» **ENTRIES SHOWN**

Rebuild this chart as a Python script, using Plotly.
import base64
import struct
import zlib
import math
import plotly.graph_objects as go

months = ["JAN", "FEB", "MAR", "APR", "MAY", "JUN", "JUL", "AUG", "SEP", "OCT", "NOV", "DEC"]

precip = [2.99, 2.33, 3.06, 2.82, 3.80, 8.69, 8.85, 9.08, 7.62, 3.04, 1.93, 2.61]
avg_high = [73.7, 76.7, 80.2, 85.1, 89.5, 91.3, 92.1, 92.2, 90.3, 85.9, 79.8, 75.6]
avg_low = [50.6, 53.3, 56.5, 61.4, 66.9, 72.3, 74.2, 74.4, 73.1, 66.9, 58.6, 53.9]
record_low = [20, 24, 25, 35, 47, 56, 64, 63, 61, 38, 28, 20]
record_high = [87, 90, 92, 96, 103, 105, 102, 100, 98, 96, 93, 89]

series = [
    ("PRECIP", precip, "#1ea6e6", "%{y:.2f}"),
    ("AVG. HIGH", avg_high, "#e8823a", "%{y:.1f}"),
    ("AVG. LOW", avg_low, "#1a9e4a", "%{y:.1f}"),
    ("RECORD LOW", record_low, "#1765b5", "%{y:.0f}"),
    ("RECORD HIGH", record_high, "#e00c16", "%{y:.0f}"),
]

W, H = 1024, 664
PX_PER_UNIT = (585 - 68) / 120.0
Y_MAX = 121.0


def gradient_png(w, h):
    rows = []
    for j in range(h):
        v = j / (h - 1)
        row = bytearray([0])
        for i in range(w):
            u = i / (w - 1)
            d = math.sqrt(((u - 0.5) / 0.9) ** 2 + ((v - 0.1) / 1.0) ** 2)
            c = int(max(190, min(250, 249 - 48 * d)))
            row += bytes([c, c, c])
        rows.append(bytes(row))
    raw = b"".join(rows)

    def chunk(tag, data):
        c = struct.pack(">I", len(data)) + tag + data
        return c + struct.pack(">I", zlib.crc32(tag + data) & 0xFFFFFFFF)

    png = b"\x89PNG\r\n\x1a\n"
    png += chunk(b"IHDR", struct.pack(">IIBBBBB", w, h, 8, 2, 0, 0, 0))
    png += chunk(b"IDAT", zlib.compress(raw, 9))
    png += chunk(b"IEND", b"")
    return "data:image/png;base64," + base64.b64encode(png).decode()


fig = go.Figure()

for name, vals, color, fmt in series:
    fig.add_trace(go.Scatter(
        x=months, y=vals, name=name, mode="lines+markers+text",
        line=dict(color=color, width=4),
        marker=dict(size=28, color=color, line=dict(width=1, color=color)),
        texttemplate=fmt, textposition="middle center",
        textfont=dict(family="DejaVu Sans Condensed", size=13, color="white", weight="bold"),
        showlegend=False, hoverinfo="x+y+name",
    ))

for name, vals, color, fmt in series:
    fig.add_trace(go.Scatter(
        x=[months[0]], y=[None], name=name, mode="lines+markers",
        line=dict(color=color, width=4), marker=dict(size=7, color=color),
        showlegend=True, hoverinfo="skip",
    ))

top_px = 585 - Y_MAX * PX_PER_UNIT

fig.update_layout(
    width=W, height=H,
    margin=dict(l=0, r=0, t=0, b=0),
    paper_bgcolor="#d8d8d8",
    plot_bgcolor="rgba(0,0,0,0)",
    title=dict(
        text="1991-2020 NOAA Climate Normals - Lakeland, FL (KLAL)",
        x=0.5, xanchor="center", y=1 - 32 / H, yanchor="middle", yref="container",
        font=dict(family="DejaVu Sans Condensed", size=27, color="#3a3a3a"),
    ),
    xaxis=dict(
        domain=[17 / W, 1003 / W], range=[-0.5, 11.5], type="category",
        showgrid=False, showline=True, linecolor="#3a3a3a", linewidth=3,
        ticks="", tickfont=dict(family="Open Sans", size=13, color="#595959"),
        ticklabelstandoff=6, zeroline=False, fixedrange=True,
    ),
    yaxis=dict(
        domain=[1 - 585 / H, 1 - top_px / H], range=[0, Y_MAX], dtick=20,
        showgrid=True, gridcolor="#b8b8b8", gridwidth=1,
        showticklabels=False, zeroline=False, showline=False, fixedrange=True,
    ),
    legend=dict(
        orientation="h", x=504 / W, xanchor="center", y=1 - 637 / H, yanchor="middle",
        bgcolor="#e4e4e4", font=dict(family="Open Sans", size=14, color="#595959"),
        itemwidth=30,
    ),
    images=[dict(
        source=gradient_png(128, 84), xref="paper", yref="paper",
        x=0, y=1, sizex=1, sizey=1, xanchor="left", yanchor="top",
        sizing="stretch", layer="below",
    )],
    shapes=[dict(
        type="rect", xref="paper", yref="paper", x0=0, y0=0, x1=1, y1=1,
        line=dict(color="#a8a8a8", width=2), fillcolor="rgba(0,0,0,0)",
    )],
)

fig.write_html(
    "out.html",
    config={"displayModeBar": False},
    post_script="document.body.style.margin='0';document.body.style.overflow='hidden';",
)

==

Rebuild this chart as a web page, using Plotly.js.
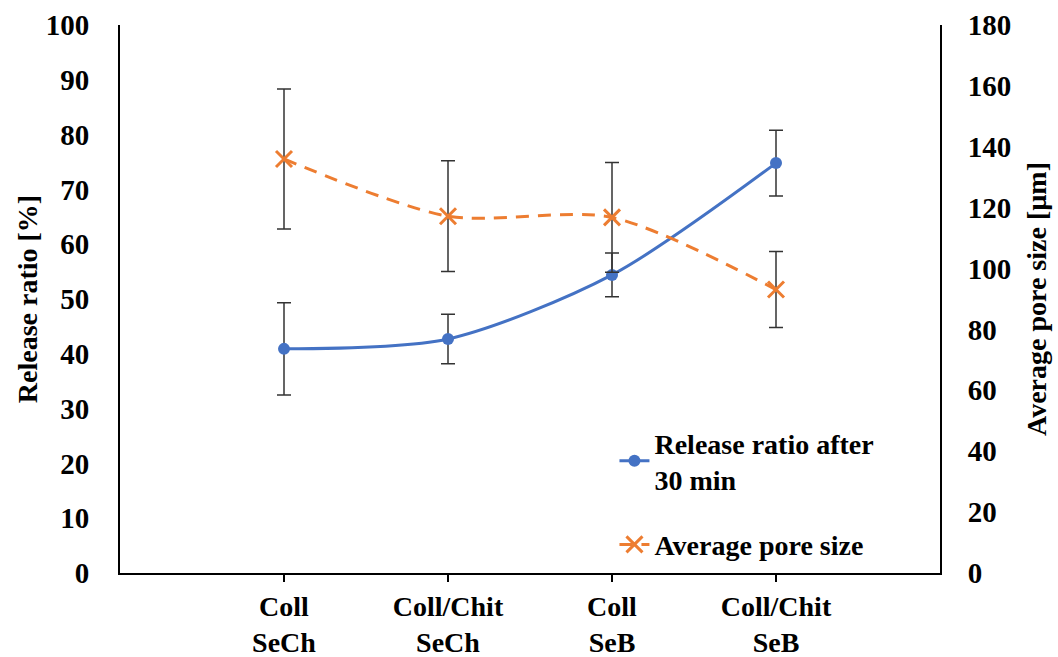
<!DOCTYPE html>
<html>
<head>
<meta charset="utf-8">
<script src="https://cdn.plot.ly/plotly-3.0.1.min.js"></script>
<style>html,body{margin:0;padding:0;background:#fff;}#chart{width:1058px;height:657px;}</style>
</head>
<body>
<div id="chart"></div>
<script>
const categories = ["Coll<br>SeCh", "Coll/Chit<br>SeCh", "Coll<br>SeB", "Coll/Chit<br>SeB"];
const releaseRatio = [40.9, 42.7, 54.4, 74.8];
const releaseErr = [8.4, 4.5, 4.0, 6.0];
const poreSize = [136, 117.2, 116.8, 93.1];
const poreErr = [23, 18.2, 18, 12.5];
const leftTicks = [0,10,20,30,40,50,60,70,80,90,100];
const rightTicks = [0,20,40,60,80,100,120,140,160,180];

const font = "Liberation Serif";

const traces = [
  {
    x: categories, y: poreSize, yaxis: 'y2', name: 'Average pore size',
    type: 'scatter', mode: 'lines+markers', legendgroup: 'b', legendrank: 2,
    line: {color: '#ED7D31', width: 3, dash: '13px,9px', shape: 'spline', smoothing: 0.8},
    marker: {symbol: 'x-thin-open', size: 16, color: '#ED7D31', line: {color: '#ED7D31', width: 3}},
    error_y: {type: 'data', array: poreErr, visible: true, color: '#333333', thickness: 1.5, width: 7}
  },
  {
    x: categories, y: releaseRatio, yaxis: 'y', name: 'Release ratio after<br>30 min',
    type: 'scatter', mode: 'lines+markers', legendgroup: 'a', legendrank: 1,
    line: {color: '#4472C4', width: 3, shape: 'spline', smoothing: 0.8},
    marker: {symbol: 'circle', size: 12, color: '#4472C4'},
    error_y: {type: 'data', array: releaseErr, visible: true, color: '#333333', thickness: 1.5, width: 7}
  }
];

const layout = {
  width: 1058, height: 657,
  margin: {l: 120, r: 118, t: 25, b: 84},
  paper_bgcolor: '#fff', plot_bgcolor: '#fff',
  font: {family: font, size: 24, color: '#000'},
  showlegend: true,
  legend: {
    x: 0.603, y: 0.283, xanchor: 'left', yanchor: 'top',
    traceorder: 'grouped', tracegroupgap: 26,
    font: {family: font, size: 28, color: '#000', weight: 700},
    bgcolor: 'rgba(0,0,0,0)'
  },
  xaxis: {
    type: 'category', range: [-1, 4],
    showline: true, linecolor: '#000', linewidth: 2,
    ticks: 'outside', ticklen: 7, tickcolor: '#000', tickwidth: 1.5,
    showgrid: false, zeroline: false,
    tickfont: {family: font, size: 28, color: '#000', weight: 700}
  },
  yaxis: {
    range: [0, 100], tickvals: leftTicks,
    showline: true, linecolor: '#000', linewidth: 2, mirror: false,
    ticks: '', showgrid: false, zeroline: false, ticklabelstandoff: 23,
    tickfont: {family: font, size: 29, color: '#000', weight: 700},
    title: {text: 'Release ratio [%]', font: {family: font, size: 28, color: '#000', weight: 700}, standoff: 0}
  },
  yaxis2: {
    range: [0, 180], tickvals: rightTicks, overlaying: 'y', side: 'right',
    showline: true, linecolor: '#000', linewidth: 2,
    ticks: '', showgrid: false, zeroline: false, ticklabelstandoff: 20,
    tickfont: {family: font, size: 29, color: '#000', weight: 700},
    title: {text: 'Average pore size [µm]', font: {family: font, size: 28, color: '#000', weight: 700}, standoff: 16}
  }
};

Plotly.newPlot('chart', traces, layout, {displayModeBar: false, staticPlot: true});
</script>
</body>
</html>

--

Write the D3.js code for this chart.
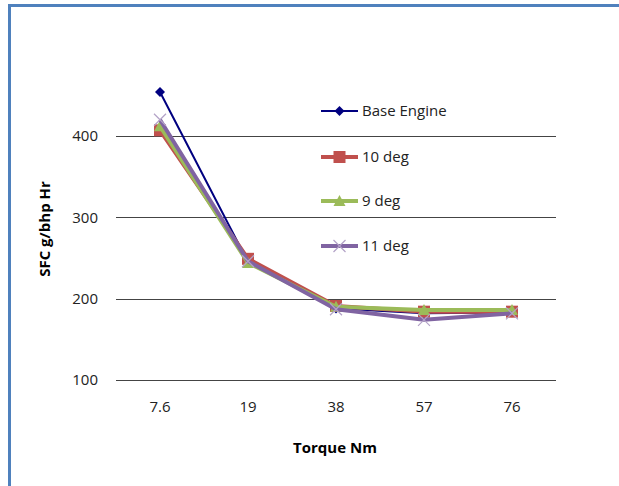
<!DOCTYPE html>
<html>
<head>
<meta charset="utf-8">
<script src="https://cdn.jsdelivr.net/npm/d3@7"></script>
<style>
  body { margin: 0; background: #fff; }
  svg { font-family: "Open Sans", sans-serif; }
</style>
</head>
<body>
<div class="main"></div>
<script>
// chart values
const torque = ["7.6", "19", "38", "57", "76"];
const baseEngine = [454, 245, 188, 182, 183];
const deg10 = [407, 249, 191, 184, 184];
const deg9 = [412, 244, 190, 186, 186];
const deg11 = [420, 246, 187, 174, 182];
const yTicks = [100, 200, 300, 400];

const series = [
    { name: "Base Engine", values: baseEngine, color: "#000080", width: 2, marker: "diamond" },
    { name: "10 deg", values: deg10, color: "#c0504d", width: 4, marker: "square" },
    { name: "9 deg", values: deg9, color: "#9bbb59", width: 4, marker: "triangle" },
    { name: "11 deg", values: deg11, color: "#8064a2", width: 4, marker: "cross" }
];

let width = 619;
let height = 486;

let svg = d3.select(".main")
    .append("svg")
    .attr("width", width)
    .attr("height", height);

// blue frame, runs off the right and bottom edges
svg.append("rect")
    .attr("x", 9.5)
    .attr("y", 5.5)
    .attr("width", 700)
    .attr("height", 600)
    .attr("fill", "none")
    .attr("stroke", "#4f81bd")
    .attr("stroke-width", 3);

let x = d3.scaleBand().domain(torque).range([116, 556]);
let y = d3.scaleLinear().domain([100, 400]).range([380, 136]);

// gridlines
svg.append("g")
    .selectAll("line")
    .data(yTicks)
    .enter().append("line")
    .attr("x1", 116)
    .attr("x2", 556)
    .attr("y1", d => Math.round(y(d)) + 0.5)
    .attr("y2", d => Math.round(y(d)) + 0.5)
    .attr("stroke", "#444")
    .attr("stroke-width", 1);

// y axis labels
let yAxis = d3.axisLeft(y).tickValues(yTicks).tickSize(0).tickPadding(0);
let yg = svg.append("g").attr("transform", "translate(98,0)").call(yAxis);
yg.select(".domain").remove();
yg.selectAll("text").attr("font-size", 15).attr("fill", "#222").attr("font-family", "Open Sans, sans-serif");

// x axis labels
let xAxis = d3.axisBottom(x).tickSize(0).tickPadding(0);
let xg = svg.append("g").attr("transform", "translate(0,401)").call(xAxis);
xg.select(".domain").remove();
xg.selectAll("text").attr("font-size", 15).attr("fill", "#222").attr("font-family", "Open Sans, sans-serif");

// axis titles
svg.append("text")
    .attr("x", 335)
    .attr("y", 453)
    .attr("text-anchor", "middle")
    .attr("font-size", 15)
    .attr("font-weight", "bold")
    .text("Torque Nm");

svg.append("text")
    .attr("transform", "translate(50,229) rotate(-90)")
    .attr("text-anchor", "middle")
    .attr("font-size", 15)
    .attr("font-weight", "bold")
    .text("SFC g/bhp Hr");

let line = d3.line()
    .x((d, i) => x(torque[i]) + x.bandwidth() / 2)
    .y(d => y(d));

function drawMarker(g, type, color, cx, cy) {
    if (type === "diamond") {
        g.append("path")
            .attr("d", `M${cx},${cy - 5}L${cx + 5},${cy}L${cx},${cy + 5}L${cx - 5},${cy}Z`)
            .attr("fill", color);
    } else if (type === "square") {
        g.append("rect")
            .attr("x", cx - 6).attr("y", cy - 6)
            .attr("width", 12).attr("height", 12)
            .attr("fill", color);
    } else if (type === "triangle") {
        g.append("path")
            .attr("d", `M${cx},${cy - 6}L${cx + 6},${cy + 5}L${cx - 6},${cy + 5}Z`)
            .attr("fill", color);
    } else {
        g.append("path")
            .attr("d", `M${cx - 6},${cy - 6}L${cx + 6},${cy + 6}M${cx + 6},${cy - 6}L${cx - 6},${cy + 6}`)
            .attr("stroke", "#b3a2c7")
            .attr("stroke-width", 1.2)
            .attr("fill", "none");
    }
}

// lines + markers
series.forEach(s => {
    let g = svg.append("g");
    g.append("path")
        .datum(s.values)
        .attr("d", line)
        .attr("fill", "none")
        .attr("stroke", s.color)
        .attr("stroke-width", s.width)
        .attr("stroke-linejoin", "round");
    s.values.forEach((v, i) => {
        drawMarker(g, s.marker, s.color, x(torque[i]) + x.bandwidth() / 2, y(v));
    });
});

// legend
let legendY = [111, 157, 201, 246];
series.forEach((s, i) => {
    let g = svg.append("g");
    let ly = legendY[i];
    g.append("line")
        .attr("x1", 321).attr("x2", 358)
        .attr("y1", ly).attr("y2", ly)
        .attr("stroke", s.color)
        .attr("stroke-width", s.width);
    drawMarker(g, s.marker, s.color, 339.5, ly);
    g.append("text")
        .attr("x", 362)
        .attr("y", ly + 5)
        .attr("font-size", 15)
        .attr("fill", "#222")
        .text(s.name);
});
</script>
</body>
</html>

» **WHAT YOU NEED TO DO**
Taking the entries above, extract every line from the one bearing "Write the D3.js code for this chart." through the one bearing "const yTicks = [100, 200, 300, 400];", exactly, with no pictures.

» **RESPONSE FOR THIS EXERCISE**
Write the D3.js code for this chart.
<!DOCTYPE html>
<html>
<head>
<meta charset="utf-8">
<script src="https://cdn.jsdelivr.net/npm/d3@7"></script>
<style>
  body { margin: 0; background: #fff; }
  svg { font-family: "Open Sans", sans-serif; }
</style>
</head>
<body>
<div class="main"></div>
<script>
// chart values
const torque = ["7.6", "19", "38", "57", "76"];
const baseEngine = [454, 245, 188, 182, 183];
const deg10 = [407, 249, 191, 184, 184];
const deg9 = [412, 244, 190, 186, 186];
const deg11 = [420, 246, 187, 174, 182];
const yTicks = [100, 200, 300, 400];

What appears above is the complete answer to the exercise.